**Data section:**
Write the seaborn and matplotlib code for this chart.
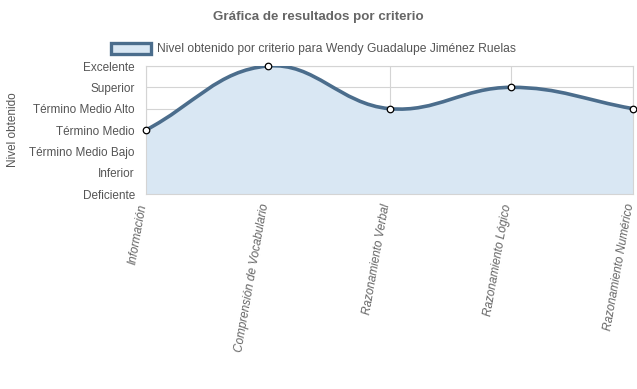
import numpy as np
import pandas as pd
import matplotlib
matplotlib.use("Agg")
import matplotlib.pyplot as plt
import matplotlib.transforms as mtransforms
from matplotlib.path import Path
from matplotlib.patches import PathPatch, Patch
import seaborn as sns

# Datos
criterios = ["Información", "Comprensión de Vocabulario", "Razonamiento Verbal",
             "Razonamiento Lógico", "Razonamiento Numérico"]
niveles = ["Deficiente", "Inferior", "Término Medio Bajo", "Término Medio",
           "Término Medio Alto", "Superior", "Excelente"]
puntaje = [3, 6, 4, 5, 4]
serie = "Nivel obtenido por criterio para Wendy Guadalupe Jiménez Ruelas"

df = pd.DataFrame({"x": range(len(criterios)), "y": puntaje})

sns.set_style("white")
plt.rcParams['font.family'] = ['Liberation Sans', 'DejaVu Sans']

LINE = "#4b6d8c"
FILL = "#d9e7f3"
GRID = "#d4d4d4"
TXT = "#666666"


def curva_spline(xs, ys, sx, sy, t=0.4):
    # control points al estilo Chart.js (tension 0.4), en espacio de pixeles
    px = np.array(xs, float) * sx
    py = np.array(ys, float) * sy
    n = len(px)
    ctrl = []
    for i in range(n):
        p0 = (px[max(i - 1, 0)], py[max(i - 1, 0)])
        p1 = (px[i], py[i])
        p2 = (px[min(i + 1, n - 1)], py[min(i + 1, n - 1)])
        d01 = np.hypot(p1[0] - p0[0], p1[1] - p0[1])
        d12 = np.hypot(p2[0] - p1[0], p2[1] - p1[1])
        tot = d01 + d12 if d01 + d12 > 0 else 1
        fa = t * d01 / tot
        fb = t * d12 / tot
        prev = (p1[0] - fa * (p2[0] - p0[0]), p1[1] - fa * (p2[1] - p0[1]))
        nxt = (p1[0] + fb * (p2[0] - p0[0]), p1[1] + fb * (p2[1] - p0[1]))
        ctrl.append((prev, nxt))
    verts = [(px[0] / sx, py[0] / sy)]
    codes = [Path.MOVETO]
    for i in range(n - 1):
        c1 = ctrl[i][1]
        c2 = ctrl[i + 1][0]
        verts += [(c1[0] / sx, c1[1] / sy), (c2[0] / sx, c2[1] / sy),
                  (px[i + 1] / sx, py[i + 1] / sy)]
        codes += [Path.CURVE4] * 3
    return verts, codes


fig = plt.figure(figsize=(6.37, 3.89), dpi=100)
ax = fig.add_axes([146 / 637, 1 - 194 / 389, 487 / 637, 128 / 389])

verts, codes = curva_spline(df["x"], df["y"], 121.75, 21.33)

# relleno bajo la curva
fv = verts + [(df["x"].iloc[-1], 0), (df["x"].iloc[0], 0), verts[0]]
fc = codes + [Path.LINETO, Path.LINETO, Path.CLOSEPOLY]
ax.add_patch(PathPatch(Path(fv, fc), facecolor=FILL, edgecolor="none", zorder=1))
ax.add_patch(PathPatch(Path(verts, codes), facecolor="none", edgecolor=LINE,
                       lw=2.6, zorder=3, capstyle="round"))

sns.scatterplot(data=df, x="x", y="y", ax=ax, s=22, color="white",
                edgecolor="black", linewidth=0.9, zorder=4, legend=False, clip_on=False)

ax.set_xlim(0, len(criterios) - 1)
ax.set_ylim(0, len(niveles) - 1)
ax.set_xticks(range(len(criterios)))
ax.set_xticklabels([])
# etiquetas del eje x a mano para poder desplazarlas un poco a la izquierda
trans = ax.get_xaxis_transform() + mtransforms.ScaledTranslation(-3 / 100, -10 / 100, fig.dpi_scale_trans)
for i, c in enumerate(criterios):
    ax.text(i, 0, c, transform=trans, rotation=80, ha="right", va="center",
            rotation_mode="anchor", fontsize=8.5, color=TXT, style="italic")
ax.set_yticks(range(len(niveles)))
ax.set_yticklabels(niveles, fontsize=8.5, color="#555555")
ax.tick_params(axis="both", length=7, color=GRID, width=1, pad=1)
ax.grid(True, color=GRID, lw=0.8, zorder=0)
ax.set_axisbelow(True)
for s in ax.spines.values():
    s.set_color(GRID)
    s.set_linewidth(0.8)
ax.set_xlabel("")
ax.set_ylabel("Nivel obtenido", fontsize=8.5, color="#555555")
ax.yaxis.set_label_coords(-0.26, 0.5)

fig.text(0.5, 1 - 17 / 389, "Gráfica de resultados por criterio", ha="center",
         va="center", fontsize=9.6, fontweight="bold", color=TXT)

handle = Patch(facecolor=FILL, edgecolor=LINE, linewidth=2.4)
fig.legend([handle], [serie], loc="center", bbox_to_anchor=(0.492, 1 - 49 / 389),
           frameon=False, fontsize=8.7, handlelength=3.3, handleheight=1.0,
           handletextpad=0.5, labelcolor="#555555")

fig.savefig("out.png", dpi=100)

**Exercise goal:** Leave out the pictures and repeat the lines from the start of the material through the line with "import seaborn as sns", inclusive.

**Solved problem:**
Write the seaborn and matplotlib code for this chart.
import numpy as np
import pandas as pd
import matplotlib
matplotlib.use("Agg")
import matplotlib.pyplot as plt
import matplotlib.transforms as mtransforms
from matplotlib.path import Path
from matplotlib.patches import PathPatch, Patch
import seaborn as sns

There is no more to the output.